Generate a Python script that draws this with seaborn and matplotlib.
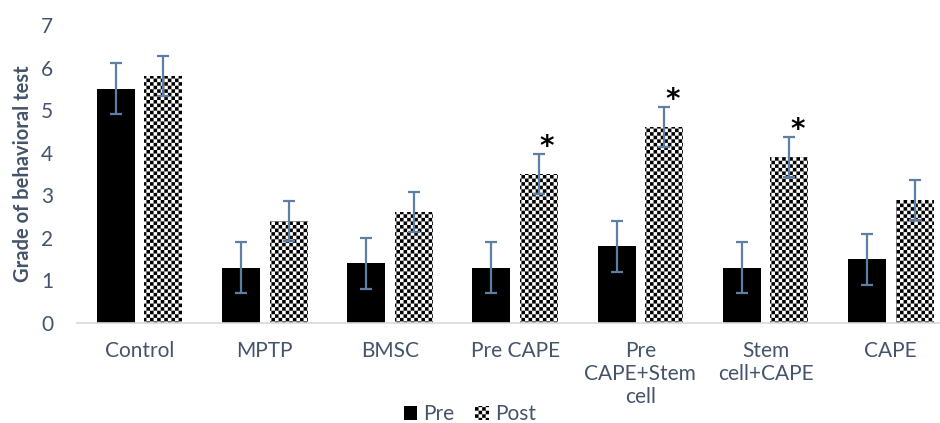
# Pre/Post behavioural test grades per treatment group
import warnings
import numpy as np
import pandas as pd
import seaborn as sns
import matplotlib.pyplot as plt
import matplotlib.hatch as mhatch
import matplotlib.patches as mpatches
from matplotlib.path import Path

# custom hatch character 'c' is not in matplotlib's list, so silence the warning
warnings.filterwarnings('ignore')

# Data
groups = ['Control', 'MPTP', 'BMSC', 'Pre CAPE', 'Pre\nCAPE+Stem\ncell', 'Stem\ncell+CAPE', 'CAPE']
pre_vals = [5.5, 1.3, 1.4, 1.3, 1.8, 1.3, 1.5]
post_vals = [5.8, 2.4, 2.6, 3.5, 4.6, 3.9, 2.9]
pre_err = [0.6, 0.6, 0.6, 0.6, 0.6, 0.6, 0.6]
post_err = [0.47, 0.47, 0.47, 0.47, 0.47, 0.47, 0.47]
significant = [False, False, False, True, True, True, False]
phases = ['Pre', 'Post']

TEXT = '#44546A'
ERR = '#5F7EA3'
CHECK_CELLS = 28  # checker cells per hatch tile (1 inch)


# Checkerboard hatch: filled squares on alternate cells
class CheckerHatch(mhatch.HatchPatternBase):
    def __init__(self, hatch, density):
        self.n = CHECK_CELLS if 'c' in hatch else 0
        self.num_vertices = (self.n * self.n // 2) * 5

    def set_vertices_and_codes(self, vertices, codes):
        s = 1.0 / self.n
        k = 0
        for i in range(self.n):
            for j in range(self.n):
                if (i + j) % 2:
                    continue
                x0, y0 = i * s, j * s
                vertices[k:k + 5] = [[x0, y0], [x0 + s, y0], [x0 + s, y0 + s], [x0, y0 + s], [x0, y0]]
                codes[k:k + 5] = [Path.MOVETO, Path.LINETO, Path.LINETO, Path.LINETO, Path.CLOSEPOLY]
                k += 5


mhatch._hatch_types.append(CheckerHatch)

df = pd.DataFrame({
    'group': groups * 2,
    'value': pre_vals + post_vals,
    'phase': [phases[0]] * len(groups) + [phases[1]] * len(groups),
})

sns.set_style('white')
plt.rcParams['font.family'] = ['Lato', 'DejaVu Sans']
plt.rcParams['hatch.linewidth'] = 0.0

fig = plt.figure(figsize=(9.4, 4.23), dpi=100)
ax = fig.add_axes([77 / 940, 100 / 423, 863 / 940, 298 / 423])

sns.barplot(data=df, x='group', y='value', hue='phase', palette=['black', 'white'],
            width=0.76, gap=0.2, legend=False, ax=ax)

# Post bars get the checker pattern
for p in ax.containers[1]:
    p.set_facecolor('white')
    p.set_edgecolor('black')
    p.set_hatch('c')
    p.set_linewidth(0)
for p in ax.containers[0]:
    p.set_linewidth(0)

# Error bars and significance stars
for cont, errs in zip(ax.containers, [pre_err, post_err]):
    xs = [p.get_x() + p.get_width() / 2 for p in cont]
    hs = [p.get_height() for p in cont]
    ax.errorbar(xs, hs, yerr=errs, fmt='none', ecolor=ERR, elinewidth=1.6,
                capsize=4.5, capthick=1.6, zorder=5)
    if cont is ax.containers[1]:
        for x, h, e, sig in zip(xs, hs, errs, significant):
            if sig:
                ax.text(x + 0.065, h + e - 0.03, '*', ha='center', va='baseline',
                        fontsize=20, fontweight='bold', color='black',
                        family='DejaVu Sans')

ax.set_ylim(0, 7)
ax.set_xlim(-0.5, -0.5 + 863 / 125.2)
ax.set_yticks(range(0, 8))
ax.set_xlabel('')
ax.set_ylabel('Grade of behavioral test', fontsize=14.5, fontweight='bold', color=TEXT, labelpad=6)
ax.tick_params(axis='y', length=0, pad=17, labelsize=15, labelcolor=TEXT)
ax.tick_params(axis='x', length=0, pad=13, labelsize=15, labelcolor=TEXT)

for side in ['left', 'right', 'top']:
    ax.spines[side].set_visible(False)
ax.spines['bottom'].set_color('#D9D9D9')
ax.spines['bottom'].set_linewidth(1.2)

handles = [mpatches.Patch(facecolor='black', edgecolor='black', linewidth=0),
           mpatches.Patch(facecolor='white', edgecolor='black', hatch='c', linewidth=0)]
leg = fig.legend(handles, phases, loc='center', bbox_to_anchor=(0.5, 1 - 414 / 423), ncol=2,
                 frameon=False, fontsize=15, handlelength=0.65, handleheight=0.65,
                 handletextpad=0.3, columnspacing=1.0)
for t in leg.get_texts():
    t.set_color(TEXT)

plt.savefig('out.png', dpi=100)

WRITTEN TASK:
Write out the whole listing again, exactly, with no pictures.

RESPONSE TO THIS EXERCISE:
Generate a Python script that draws this with seaborn and matplotlib.
# Pre/Post behavioural test grades per treatment group
import warnings
import numpy as np
import pandas as pd
import seaborn as sns
import matplotlib.pyplot as plt
import matplotlib.hatch as mhatch
import matplotlib.patches as mpatches
from matplotlib.path import Path

# custom hatch character 'c' is not in matplotlib's list, so silence the warning
warnings.filterwarnings('ignore')

# Data
groups = ['Control', 'MPTP', 'BMSC', 'Pre CAPE', 'Pre\nCAPE+Stem\ncell', 'Stem\ncell+CAPE', 'CAPE']
pre_vals = [5.5, 1.3, 1.4, 1.3, 1.8, 1.3, 1.5]
post_vals = [5.8, 2.4, 2.6, 3.5, 4.6, 3.9, 2.9]
pre_err = [0.6, 0.6, 0.6, 0.6, 0.6, 0.6, 0.6]
post_err = [0.47, 0.47, 0.47, 0.47, 0.47, 0.47, 0.47]
significant = [False, False, False, True, True, True, False]
phases = ['Pre', 'Post']

TEXT = '#44546A'
ERR = '#5F7EA3'
CHECK_CELLS = 28  # checker cells per hatch tile (1 inch)


# Checkerboard hatch: filled squares on alternate cells
class CheckerHatch(mhatch.HatchPatternBase):
    def __init__(self, hatch, density):
        self.n = CHECK_CELLS if 'c' in hatch else 0
        self.num_vertices = (self.n * self.n // 2) * 5

    def set_vertices_and_codes(self, vertices, codes):
        s = 1.0 / self.n
        k = 0
        for i in range(self.n):
            for j in range(self.n):
                if (i + j) % 2:
                    continue
                x0, y0 = i * s, j * s
                vertices[k:k + 5] = [[x0, y0], [x0 + s, y0], [x0 + s, y0 + s], [x0, y0 + s], [x0, y0]]
                codes[k:k + 5] = [Path.MOVETO, Path.LINETO, Path.LINETO, Path.LINETO, Path.CLOSEPOLY]
                k += 5


mhatch._hatch_types.append(CheckerHatch)

df = pd.DataFrame({
    'group': groups * 2,
    'value': pre_vals + post_vals,
    'phase': [phases[0]] * len(groups) + [phases[1]] * len(groups),
})

sns.set_style('white')
plt.rcParams['font.family'] = ['Lato', 'DejaVu Sans']
plt.rcParams['hatch.linewidth'] = 0.0

fig = plt.figure(figsize=(9.4, 4.23), dpi=100)
ax = fig.add_axes([77 / 940, 100 / 423, 863 / 940, 298 / 423])

sns.barplot(data=df, x='group', y='value', hue='phase', palette=['black', 'white'],
            width=0.76, gap=0.2, legend=False, ax=ax)

# Post bars get the checker pattern
for p in ax.containers[1]:
    p.set_facecolor('white')
    p.set_edgecolor('black')
    p.set_hatch('c')
    p.set_linewidth(0)
for p in ax.containers[0]:
    p.set_linewidth(0)

# Error bars and significance stars
for cont, errs in zip(ax.containers, [pre_err, post_err]):
    xs = [p.get_x() + p.get_width() / 2 for p in cont]
    hs = [p.get_height() for p in cont]
    ax.errorbar(xs, hs, yerr=errs, fmt='none', ecolor=ERR, elinewidth=1.6,
                capsize=4.5, capthick=1.6, zorder=5)
    if cont is ax.containers[1]:
        for x, h, e, sig in zip(xs, hs, errs, significant):
            if sig:
                ax.text(x + 0.065, h + e - 0.03, '*', ha='center', va='baseline',
                        fontsize=20, fontweight='bold', color='black',
                        family='DejaVu Sans')

ax.set_ylim(0, 7)
ax.set_xlim(-0.5, -0.5 + 863 / 125.2)
ax.set_yticks(range(0, 8))
ax.set_xlabel('')
ax.set_ylabel('Grade of behavioral test', fontsize=14.5, fontweight='bold', color=TEXT, labelpad=6)
ax.tick_params(axis='y', length=0, pad=17, labelsize=15, labelcolor=TEXT)
ax.tick_params(axis='x', length=0, pad=13, labelsize=15, labelcolor=TEXT)

for side in ['left', 'right', 'top']:
    ax.spines[side].set_visible(False)
ax.spines['bottom'].set_color('#D9D9D9')
ax.spines['bottom'].set_linewidth(1.2)

handles = [mpatches.Patch(facecolor='black', edgecolor='black', linewidth=0),
           mpatches.Patch(facecolor='white', edgecolor='black', hatch='c', linewidth=0)]
leg = fig.legend(handles, phases, loc='center', bbox_to_anchor=(0.5, 1 - 414 / 423), ncol=2,
                 frameon=False, fontsize=15, handlelength=0.65, handleheight=0.65,
                 handletextpad=0.3, columnspacing=1.0)
for t in leg.get_texts():
    t.set_color(TEXT)

plt.savefig('out.png', dpi=100)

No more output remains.